I have even seem some talk around D614G being a positive for treatments or a mutation that allows exploitation.
From treatments to control measures, to behavioral change a negative mutation could conceivably lead to a positive response.
That timeline is very suggestive.
Given the fact that the survey was conducted during the early stages of the epidemic in Bangladesh and the extent of government action (or inaction) throughout the crisis, it would appear that the government was either banking on Herd Immunity or a vaccine all along.
In fact, I actually suggested that the government is banking on Herd Immunity few weeks ago.
Who would have guessed?
Yep, it’s definitely schools and not the massive amount of partying and breaking of social distancing rules
who asked him to open up schools?
I feel like I’m missing something. Massively.
And I say this with all respect, I’m naive and I admit it.
Uk First wave peaked at 9000 case and 1200 deaths.
Your sitting on 18000 cases and 140 deaths, even 14 days ago you hAd 11000 cases, more than the first wave peak.
Is this not positive news? Am I connecting the dots incorrectly?
We weren’t really testing in the first wave so who knows how many cases there were.
Yep.
But you were recording deaths, no?
@Rambler has it. Testing more now so we know more.
Probably other factors as well such as care homes haven’t been thrown under the bus as yet.
The case numbers reported during the first wave are likely to have been massively understated due to the inadequate amount of testing. Those numbers are more accurate now but they’re still going to be imprecise.
Morbidly I think the numbers of people dying are the most reliable indicator but these numbers also have their own problems. What counts as a covid attributable death has changed during the course of the epidemic and also varies between countries. It’s very hard to unravel that data to make it easily comparable.
The only thing we can say is that we’re better prepared this time but the government have run out of money (so to speak) to fund another nationwide furlough scheme. It’s inevitable, I think, that the second wave will now be worse than the first. My bet is that we’re prepared sufficiently (from a hospital capacity point of view) for covid numbers that we saw in the first wave, but not the numbers we’re likely to see in the second.
Horrible thought.
RE the money I don’t think that’s right. HS2 just announced an £800m cost increase. Where’s that money coming from? I don’t think that’s a PFI type scheme.
With regard to metrics, deaths certainly works, but there was also a factor in an article posted by @Arminius I believe. It isn’t the R value, it was something else.

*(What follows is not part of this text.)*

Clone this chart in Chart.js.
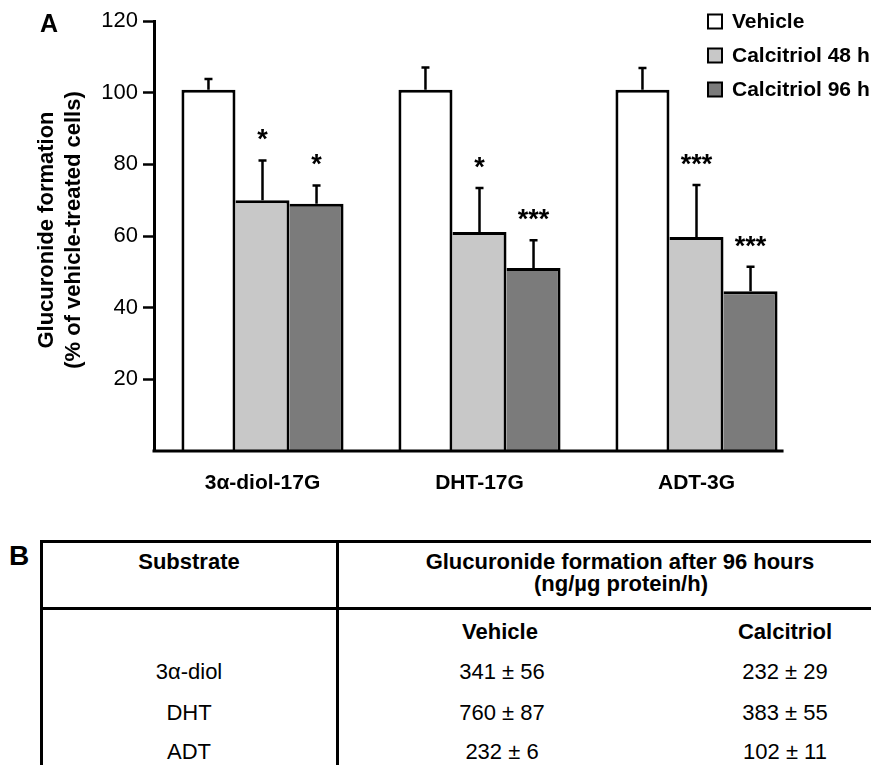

Personally I also look at the rate of change (steepness) in the charts.
Steep = Oh shit
Really steep = fuck fuck fuck
flat = watch carefully for the next 2 weeks.

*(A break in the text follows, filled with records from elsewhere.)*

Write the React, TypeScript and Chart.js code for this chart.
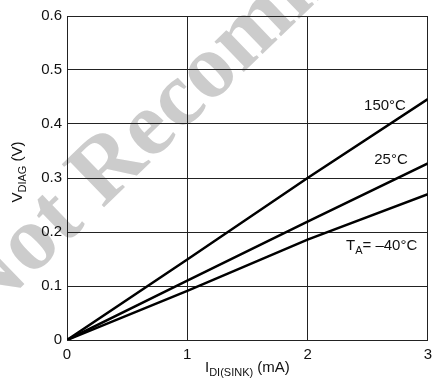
import React, { useEffect, useRef } from "react";
import { Chart, registerables } from "chart.js";

Chart.register(...registerables);

// ---- data ----
const currents = [0, 1, 2, 3]; // I_DI(SINK) (mA)
const v150 = [0, 0.149, 0.3, 0.446]; // 150°C
const v25 = [0, 0.11, 0.219, 0.327]; // 25°C
const vm40 = [0, 0.091, 0.186, 0.27]; // -40°C
const xTicks = [0, 1, 2, 3];
const yTicks = [0, 0.1, 0.2, 0.3, 0.4, 0.5, 0.6];
const seriesNames = ["150°C", "25°C", "–40°C"];
const watermarkText = "Not Recommended";

const FONT = '"Liberation Sans", Arial, Helvetica, sans-serif';

type Part = { t: string; sub?: boolean };

function drawRich(ctx: CanvasRenderingContext2D, parts: Part[], x: number, y: number, align: "left" | "center", size: number, subSize: number, subShift: number) {
  const widths = parts.map((p) => {
    ctx.font = `${p.sub ? subSize : size}px ${FONT}`;
    return ctx.measureText(p.t).width;
  });
  const total = widths.reduce((a, b) => a + b, 0);
  let cx = align === "center" ? x - total / 2 : x;
  ctx.textAlign = "left";
  ctx.textBaseline = "alphabetic";
  parts.forEach((p, i) => {
    ctx.font = `${p.sub ? subSize : size}px ${FONT}`;
    ctx.fillText(p.t, cx, p.sub ? y + subShift : y);
    cx += widths[i];
  });
}

const zip = (xs: number[], ys: number[]) => xs.map((x, i) => ({ x, y: ys[i] }));

export default function App() {
  const ref = useRef<HTMLCanvasElement | null>(null);

  useEffect(() => {
    document.body.style.margin = "0";
    const canvas = ref.current;
    if (!canvas) return;

    const watermark = {
      id: "watermark",
      beforeDraw(chart: any) {
        const ctx = chart.ctx as CanvasRenderingContext2D;
        ctx.save();
        ctx.translate(-17, 324);
        ctx.rotate((-44 * Math.PI) / 180);
        ctx.font = 'bold 92px "Liberation Serif", "Times New Roman", serif';
        ctx.fillStyle = "#cccccc";
        ctx.textAlign = "left";
        ctx.textBaseline = "alphabetic";
        ctx.fillText(watermarkText, 0, 0);
        ctx.restore();
      },
    };

    const annotations = {
      id: "annotations",
      afterDraw(chart: any) {
        const ctx = chart.ctx as CanvasRenderingContext2D;
        const xs = chart.scales.x;
        const ys = chart.scales.y;
        ctx.save();
        ctx.fillStyle = "#111";
        // series labels
        ctx.font = `15px ${FONT}`;
        ctx.textAlign = "center";
        ctx.textBaseline = "middle";
        ctx.fillText(seriesNames[0], 385, 106);
        ctx.fillText(seriesNames[1], 391, 160);
        drawRich(ctx, [{ t: "T" }, { t: "A", sub: true }, { t: "= " + seriesNames[2] }], 346, 250, "left", 15, 11, 4);
        // x title
        const xc = (xs.left + xs.right) / 2;
        drawRich(ctx, [{ t: "I" }, { t: "DI(SINK)", sub: true }, { t: " (mA)" }], xc, 372, "center", 15, 11, 4);
        // y title
        ctx.translate(22, (ys.top + ys.bottom) / 2 - 6);
        ctx.rotate(-Math.PI / 2);
        drawRich(ctx, [{ t: "V" }, { t: "DIAG", sub: true }, { t: " (V)" }], 0, 0, "center", 15, 11, 4);
        ctx.restore();
      },
    };

    const lineStyle = { borderColor: "#000", borderWidth: 2.5, pointRadius: 0, fill: false, tension: 0 };

    const chart = new Chart(canvas, {
      type: "scatter",
      data: {
        datasets: [
          { label: seriesNames[0], data: zip(currents, v150), showLine: true, ...lineStyle },
          { label: seriesNames[1], data: zip(currents, v25), showLine: true, ...lineStyle },
          { label: seriesNames[2], data: zip(currents, vm40), showLine: true, ...lineStyle },
        ],
      },
      options: {
        responsive: false,
        animation: false,
        layout: { padding: { left: 0, top: 16, right: 6, bottom: 0 } },
        plugins: { legend: { display: false }, tooltip: { enabled: false } },
        scales: {
          x: {
            type: "linear",
            min: 0,
            max: 3,
            afterFit: (axis: any) => {
              axis.height = 47;
            },
            afterBuildTicks: (axis: any) => {
              axis.ticks = xTicks.map((v) => ({ value: v }));
            },
            grid: { color: "#222", lineWidth: 1, drawTicks: false },
            border: { color: "#222", width: 1 },
            ticks: {
              padding: 6,
              color: "#111",
              font: { family: FONT, size: 15 },
              callback: (v: any) => String(v),
            },
          },
          y: {
            type: "linear",
            min: 0,
            max: 0.6,
            afterFit: (axis: any) => {
              axis.width = 67;
            },
            afterBuildTicks: (axis: any) => {
              axis.ticks = yTicks.map((v) => ({ value: v }));
            },
            grid: { color: "#222", lineWidth: 1, drawTicks: false },
            border: { color: "#222", width: 1 },
            ticks: {
              padding: 5,
              color: "#111",
              font: { family: FONT, size: 15 },
              callback: (v: any) => (Number(v) === 0 ? "0" : Number(v).toFixed(1)),
            },
          },
        },
      },
      plugins: [watermark, annotations],
    } as any);

    return () => chart.destroy();
  }, []);

  return (
    <div style={{ width: 438, height: 387, background: "#fff" }}>
      <canvas ref={ref} width={438} height={387} style={{ display: "block" }} />
    </div>
  );
}
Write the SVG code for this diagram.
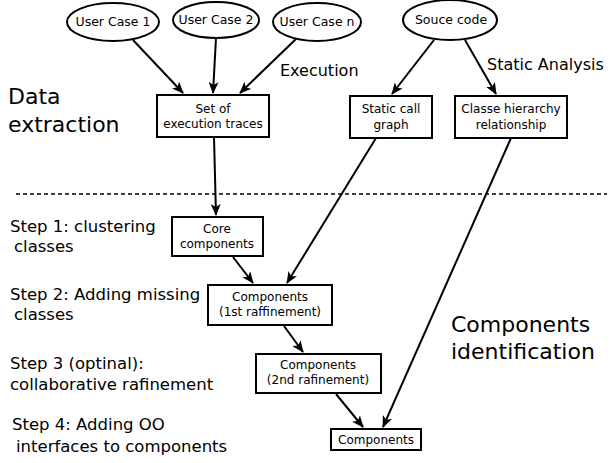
<svg xmlns="http://www.w3.org/2000/svg" width="610" height="463" viewBox="0 0 610 463">
<style>
text{font-family:"DejaVu Sans","Liberation Sans",sans-serif;fill:#000}
.n{fill:#fff;stroke:#000;stroke-width:2}
.t{font-size:12px;text-anchor:middle}
.e{font-size:12.5px;text-anchor:middle}
.s{font-size:16.5px}
.a{font-size:16px}
.b{font-size:22px}
.c line{stroke:#000;stroke-width:2;marker-end:url(#ah)}
</style>
<defs>
<marker id="ah" viewBox="0 0 12 10" refX="11" refY="5" markerWidth="12" markerHeight="10" markerUnits="userSpaceOnUse" orient="auto">
<path d="M0,0 L12,5 L0,10 L3,5 z" fill="#000"/>
</marker>
</defs>
<rect width="610" height="463" fill="#fff"/>
<line x1="16" y1="194" x2="607" y2="194" stroke="#000" stroke-width="1.5" stroke-dasharray="4,3"/>
<g id="uc1"><ellipse class="n" cx="113" cy="22" rx="46" ry="19"/><text class="e" x="113" y="26">User Case 1</text></g>
<g id="uc2"><ellipse class="n" cx="216" cy="20" rx="43" ry="18"/><text class="e" x="216" y="24">User Case 2</text></g>
<g id="ucn"><ellipse class="n" cx="317" cy="22" rx="44" ry="19"/><text class="e" x="317" y="26">User Case n</text></g>
<g id="src"><ellipse class="n" cx="450" cy="20" rx="47" ry="20"/><text class="e" x="451" y="24">Souce code</text></g>
<g id="traces"><rect class="n" x="157" y="95" width="112" height="42"/><text class="t" x="213" y="113">Set of</text><text class="t" x="213" y="128">execution traces</text></g>
<g id="callgraph"><rect class="n" x="350" y="96" width="82" height="42"/><text class="t" x="391" y="113">Static call</text><text class="t" x="391" y="129">graph</text></g>
<g id="hierarchy"><rect class="n" x="455" y="96" width="112" height="42"/><text class="t" x="511" y="113">Classe hierarchy</text><text class="t" x="511" y="129">relationship</text></g>
<g id="core"><rect class="n" x="172" y="217" width="91" height="39"/><text class="t" x="217" y="233">Core</text><text class="t" x="217" y="248">components</text></g>
<g id="comp1"><rect class="n" x="208" y="285" width="124" height="40"/><text class="t" x="270" y="301">Components</text><text class="t" x="270" y="316">(1st raffinement)</text></g>
<g id="comp2"><rect class="n" x="256" y="354" width="125" height="39"/><text class="t" x="318" y="369">Components</text><text class="t" x="318" y="384">(2nd rafinement)</text></g>
<g id="comp"><rect class="n" x="331" y="429" width="90" height="21"/><text class="t" x="376" y="444">Components</text></g>
<g class="c">
<line x1="133" y1="40" x2="183" y2="93"/>
<line x1="216" y1="38" x2="213" y2="93"/>
<line x1="296" y1="39" x2="240" y2="93"/>
<line x1="434" y1="40" x2="392" y2="94"/>
<line x1="465" y1="40" x2="496" y2="94"/>
<line x1="214" y1="137" x2="216" y2="215"/>
<line x1="376" y1="138" x2="287" y2="283"/>
<line x1="511" y1="138" x2="383" y2="427"/>
<line x1="233" y1="257" x2="253" y2="283"/>
<line x1="284" y1="326" x2="303" y2="352"/>
<line x1="336" y1="394" x2="363" y2="427"/>
</g>
<text class="a" x="280" y="76">Execution</text>
<text class="a" x="487" y="70">Static Analysis</text>
<text class="b" x="8" y="104">Data</text>
<text class="b" x="8" y="132">extraction</text>
<text class="b" x="451" y="332">Components</text>
<text class="b" x="451" y="359">identification</text>
<text class="s" x="10" y="232">Step 1: clustering</text>
<text class="s" x="14" y="252">classes</text>
<text class="s" x="10" y="300">Step 2: Adding missing</text>
<text class="s" x="14" y="320">classes</text>
<text class="s" x="10" y="369">Step 3 (optinal):</text>
<text class="s" x="10" y="390">collaborative rafinement</text>
<text class="s" x="12" y="430">Step 4: Adding OO</text>
<text class="s" x="16" y="452">interfaces to components</text>
</svg>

The other problem is that the underlying dynamic has clearly changed, we just don’t fully understand why. The dominant strain may have mutated, it seems most physicians have a much greater sense of how to treat severe cases (although it doesn’t appear there is hard data on that), and transmission in a summer outdoor setting might be exposing more people to milder cases. So death rate, and as noted above, detection of milder cases is much more extensive.
Are you alluding to the K parameter (K: The Overlooked Variable That's Driving the Pandemic - The Atlantic) - K for cluster?
That’s the one.
but we’re not following the science so kind of irrelevant in some ways.